##### SUPPLIED DATA

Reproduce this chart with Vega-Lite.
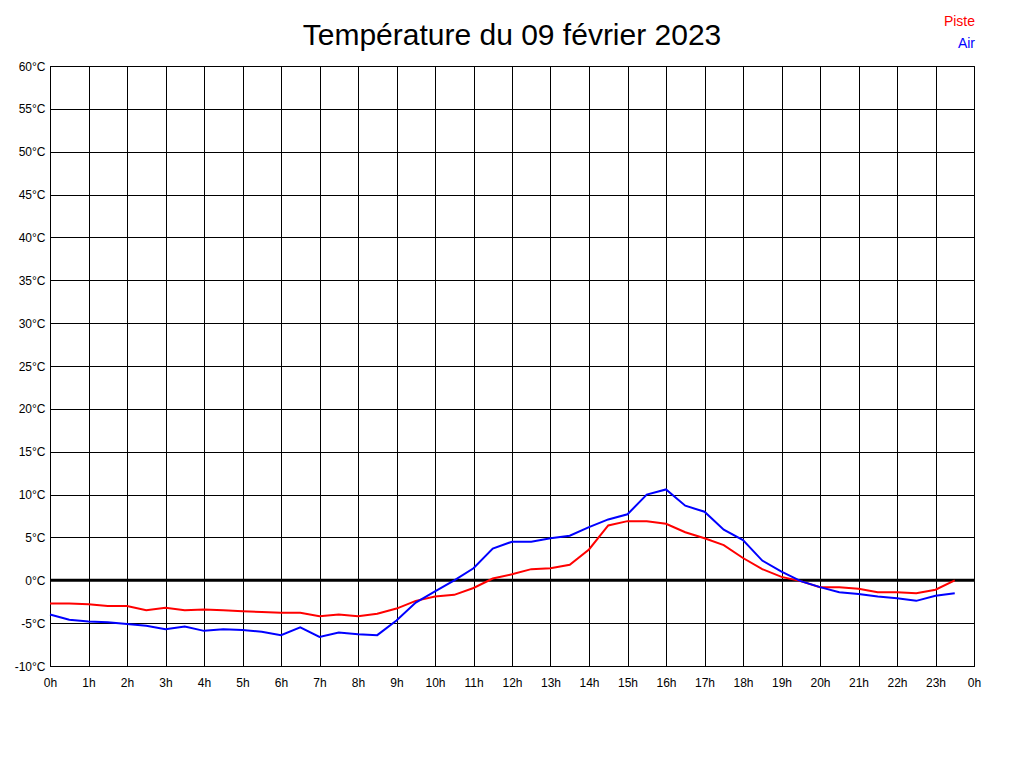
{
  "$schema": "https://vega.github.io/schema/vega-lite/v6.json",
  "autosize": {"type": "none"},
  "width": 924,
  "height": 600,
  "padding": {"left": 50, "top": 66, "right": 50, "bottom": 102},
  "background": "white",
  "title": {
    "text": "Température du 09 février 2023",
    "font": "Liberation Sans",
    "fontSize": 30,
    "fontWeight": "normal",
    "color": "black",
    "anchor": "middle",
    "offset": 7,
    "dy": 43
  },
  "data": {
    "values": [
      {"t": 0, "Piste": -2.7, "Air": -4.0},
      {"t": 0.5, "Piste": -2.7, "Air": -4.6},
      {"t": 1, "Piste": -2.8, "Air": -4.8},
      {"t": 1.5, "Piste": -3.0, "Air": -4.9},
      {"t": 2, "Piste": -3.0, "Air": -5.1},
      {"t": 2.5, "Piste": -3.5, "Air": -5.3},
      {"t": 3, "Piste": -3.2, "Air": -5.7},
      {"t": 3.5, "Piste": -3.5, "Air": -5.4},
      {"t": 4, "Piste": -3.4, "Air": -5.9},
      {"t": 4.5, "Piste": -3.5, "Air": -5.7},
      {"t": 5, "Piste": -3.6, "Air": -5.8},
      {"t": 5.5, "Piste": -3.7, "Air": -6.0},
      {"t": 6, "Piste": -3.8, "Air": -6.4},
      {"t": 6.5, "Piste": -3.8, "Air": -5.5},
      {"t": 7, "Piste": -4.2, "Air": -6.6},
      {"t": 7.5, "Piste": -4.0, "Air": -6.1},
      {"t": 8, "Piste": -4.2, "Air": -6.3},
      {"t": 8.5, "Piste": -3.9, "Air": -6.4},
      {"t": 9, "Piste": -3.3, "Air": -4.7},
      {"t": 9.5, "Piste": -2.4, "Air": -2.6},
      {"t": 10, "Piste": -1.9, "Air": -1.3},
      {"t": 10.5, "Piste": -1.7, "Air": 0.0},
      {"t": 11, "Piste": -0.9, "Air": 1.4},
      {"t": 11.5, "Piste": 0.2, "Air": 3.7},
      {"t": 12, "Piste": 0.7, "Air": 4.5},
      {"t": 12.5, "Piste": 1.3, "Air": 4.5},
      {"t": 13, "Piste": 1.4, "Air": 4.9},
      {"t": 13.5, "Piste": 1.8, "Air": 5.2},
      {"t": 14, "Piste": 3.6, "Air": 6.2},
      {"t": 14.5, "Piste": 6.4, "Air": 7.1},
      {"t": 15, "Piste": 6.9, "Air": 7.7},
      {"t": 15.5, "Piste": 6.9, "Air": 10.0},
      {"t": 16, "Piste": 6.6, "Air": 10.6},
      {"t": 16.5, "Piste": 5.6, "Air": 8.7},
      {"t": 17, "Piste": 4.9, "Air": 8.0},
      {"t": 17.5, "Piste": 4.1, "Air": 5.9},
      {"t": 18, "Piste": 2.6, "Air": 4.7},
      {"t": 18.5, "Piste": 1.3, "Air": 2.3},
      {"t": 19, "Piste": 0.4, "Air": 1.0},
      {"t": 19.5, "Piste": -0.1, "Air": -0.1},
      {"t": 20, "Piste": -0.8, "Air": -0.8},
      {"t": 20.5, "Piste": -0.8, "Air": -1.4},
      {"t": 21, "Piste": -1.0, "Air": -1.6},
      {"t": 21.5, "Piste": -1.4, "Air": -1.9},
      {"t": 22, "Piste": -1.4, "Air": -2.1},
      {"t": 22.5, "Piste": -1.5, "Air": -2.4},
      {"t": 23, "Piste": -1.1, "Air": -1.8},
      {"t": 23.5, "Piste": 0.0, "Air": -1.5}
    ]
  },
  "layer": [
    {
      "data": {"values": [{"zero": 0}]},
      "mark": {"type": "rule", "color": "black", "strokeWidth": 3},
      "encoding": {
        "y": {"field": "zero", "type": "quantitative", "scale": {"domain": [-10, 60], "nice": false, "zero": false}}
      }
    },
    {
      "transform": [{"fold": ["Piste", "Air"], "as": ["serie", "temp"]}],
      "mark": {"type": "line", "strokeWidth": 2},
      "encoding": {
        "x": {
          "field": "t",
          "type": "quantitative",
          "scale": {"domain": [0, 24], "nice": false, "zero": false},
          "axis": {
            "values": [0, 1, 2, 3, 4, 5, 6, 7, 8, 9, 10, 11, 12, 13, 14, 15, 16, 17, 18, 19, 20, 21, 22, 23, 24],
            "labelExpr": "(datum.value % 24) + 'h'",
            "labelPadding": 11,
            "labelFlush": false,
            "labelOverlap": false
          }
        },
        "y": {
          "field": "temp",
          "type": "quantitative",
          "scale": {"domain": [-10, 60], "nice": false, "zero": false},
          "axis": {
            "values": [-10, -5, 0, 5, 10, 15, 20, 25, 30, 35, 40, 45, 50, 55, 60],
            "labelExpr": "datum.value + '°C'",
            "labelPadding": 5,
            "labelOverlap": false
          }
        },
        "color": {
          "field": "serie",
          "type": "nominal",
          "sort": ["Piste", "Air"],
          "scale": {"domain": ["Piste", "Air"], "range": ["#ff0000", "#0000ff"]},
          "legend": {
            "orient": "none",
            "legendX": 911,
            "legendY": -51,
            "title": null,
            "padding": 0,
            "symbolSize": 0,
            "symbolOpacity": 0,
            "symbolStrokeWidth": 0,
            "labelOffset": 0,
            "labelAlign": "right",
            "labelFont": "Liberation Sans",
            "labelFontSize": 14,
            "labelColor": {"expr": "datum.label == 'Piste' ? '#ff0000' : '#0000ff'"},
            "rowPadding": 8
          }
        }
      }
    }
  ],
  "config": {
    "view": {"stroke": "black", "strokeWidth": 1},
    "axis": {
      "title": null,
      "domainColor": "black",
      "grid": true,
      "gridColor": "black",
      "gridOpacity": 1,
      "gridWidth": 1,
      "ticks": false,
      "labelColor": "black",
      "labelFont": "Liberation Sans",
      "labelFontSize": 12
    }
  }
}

##########
##### SUPPLIED DATA

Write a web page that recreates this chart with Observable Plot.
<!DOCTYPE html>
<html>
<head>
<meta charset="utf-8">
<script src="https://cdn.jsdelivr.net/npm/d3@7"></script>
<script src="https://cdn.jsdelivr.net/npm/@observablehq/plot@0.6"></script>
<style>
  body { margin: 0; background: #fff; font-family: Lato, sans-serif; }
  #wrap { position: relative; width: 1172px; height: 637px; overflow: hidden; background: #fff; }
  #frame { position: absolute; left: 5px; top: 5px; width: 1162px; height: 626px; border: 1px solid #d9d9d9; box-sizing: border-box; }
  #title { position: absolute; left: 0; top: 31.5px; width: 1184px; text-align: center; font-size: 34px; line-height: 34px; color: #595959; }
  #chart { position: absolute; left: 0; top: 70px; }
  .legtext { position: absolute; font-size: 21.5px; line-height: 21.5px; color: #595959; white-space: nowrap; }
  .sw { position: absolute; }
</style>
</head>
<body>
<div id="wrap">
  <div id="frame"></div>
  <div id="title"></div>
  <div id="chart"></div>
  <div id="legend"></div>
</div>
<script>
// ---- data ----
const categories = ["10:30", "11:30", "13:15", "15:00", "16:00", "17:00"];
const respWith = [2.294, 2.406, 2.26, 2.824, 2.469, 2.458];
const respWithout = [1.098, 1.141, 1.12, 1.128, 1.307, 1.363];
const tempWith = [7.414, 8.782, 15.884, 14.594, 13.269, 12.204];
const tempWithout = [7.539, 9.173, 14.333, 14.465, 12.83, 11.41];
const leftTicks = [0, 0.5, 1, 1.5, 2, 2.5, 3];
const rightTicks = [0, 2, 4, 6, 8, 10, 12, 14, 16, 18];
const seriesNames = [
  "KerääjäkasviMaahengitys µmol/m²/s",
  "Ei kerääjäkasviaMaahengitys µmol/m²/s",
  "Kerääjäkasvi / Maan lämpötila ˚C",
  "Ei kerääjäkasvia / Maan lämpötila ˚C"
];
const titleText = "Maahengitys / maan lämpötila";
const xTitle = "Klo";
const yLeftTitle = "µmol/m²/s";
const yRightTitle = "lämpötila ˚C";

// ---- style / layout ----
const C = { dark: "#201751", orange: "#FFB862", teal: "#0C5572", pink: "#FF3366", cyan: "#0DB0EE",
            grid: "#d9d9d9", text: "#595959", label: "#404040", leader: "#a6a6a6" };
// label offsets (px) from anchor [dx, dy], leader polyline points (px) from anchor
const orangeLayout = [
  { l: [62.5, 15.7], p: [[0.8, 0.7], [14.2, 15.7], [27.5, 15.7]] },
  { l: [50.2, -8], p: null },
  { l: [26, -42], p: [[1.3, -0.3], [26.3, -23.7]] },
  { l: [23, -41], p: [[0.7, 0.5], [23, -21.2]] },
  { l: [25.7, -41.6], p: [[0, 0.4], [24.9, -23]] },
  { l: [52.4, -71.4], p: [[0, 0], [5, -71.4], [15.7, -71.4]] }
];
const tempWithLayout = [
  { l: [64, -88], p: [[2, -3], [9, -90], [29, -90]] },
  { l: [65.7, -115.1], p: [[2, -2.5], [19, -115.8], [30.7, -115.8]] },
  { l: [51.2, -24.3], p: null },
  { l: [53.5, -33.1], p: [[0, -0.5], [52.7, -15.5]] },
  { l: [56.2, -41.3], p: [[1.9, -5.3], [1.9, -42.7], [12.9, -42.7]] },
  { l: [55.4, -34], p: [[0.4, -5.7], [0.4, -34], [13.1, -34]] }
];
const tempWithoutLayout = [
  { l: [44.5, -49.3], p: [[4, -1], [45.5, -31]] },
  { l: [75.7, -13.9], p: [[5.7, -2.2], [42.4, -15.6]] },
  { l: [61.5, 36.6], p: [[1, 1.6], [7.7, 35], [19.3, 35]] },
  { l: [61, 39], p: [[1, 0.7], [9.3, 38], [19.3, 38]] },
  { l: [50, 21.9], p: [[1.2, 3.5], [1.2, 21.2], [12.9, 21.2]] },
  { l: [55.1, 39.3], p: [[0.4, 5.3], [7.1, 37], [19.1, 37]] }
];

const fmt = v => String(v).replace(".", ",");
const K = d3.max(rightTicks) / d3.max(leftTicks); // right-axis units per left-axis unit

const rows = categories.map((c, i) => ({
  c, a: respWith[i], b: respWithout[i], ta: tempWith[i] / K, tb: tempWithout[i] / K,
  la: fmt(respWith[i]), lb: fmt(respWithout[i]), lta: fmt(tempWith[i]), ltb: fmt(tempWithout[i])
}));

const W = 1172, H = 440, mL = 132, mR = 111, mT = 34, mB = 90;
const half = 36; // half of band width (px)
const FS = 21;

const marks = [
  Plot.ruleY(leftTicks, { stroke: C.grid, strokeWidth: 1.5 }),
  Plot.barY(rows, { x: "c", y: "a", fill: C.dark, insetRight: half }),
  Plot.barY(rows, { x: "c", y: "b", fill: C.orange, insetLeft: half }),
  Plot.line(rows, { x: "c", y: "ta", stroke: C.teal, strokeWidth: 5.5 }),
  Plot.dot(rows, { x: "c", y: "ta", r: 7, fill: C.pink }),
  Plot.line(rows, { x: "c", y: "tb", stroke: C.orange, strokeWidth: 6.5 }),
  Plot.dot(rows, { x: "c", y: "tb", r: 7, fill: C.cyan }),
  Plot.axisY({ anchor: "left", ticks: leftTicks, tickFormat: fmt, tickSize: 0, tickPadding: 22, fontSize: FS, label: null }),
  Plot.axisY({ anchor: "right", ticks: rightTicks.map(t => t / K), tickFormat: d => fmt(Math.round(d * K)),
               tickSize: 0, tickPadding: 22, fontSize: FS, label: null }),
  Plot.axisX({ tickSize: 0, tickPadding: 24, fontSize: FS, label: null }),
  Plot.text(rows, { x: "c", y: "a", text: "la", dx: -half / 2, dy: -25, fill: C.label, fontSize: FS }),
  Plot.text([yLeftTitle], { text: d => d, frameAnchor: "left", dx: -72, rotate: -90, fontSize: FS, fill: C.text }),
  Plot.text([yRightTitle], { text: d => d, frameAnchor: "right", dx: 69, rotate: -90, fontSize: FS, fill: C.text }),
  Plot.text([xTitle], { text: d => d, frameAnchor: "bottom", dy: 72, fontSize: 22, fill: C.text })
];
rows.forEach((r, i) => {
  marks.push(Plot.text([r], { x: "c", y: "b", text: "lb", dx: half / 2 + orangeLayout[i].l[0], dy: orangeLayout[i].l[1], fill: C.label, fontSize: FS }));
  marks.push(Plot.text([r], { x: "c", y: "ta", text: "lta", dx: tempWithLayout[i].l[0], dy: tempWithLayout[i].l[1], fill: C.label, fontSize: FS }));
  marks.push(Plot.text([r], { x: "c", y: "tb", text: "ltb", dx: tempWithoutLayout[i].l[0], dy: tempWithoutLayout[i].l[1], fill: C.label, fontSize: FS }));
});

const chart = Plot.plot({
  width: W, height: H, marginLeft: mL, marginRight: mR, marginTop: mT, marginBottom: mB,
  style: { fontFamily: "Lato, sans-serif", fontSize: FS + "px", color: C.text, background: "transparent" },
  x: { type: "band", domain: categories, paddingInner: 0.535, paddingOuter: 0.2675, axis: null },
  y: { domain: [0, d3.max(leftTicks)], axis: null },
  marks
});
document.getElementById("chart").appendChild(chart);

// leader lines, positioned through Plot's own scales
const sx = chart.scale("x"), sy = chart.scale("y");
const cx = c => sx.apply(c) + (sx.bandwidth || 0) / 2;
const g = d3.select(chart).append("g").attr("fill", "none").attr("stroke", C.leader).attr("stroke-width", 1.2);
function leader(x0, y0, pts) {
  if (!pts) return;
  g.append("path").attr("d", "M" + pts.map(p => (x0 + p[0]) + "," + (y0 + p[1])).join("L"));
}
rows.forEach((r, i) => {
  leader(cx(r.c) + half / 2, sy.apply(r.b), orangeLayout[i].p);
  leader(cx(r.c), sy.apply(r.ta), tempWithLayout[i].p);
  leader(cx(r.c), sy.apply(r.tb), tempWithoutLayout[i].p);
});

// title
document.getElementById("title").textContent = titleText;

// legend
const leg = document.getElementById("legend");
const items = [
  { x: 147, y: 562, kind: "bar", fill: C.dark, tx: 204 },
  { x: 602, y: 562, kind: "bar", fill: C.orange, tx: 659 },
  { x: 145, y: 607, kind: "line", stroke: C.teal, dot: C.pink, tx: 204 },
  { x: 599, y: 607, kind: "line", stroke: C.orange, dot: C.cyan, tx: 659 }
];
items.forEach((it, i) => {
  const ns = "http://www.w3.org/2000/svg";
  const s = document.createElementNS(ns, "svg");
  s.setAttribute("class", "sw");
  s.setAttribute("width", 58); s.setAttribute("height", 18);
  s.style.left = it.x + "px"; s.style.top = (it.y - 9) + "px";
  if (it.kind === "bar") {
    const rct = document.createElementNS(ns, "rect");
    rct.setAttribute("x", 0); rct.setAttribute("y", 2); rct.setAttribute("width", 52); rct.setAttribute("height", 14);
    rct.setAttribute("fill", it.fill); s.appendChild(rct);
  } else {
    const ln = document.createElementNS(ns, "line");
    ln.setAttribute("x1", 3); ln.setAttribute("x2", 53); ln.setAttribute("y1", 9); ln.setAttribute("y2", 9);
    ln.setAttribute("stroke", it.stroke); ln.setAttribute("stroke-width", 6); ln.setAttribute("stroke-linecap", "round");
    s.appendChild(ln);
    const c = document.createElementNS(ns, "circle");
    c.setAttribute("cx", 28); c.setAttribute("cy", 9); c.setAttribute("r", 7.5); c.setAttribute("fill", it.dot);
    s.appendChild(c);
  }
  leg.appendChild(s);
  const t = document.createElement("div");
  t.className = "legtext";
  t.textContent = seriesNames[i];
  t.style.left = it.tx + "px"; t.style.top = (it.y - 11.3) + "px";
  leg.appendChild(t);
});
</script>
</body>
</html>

##########

● **PROBLEM DETAILS**: In the entries above, how many lines hold the word "chart"? State the number and nothing else.

● **FINAL ANSWER**: 8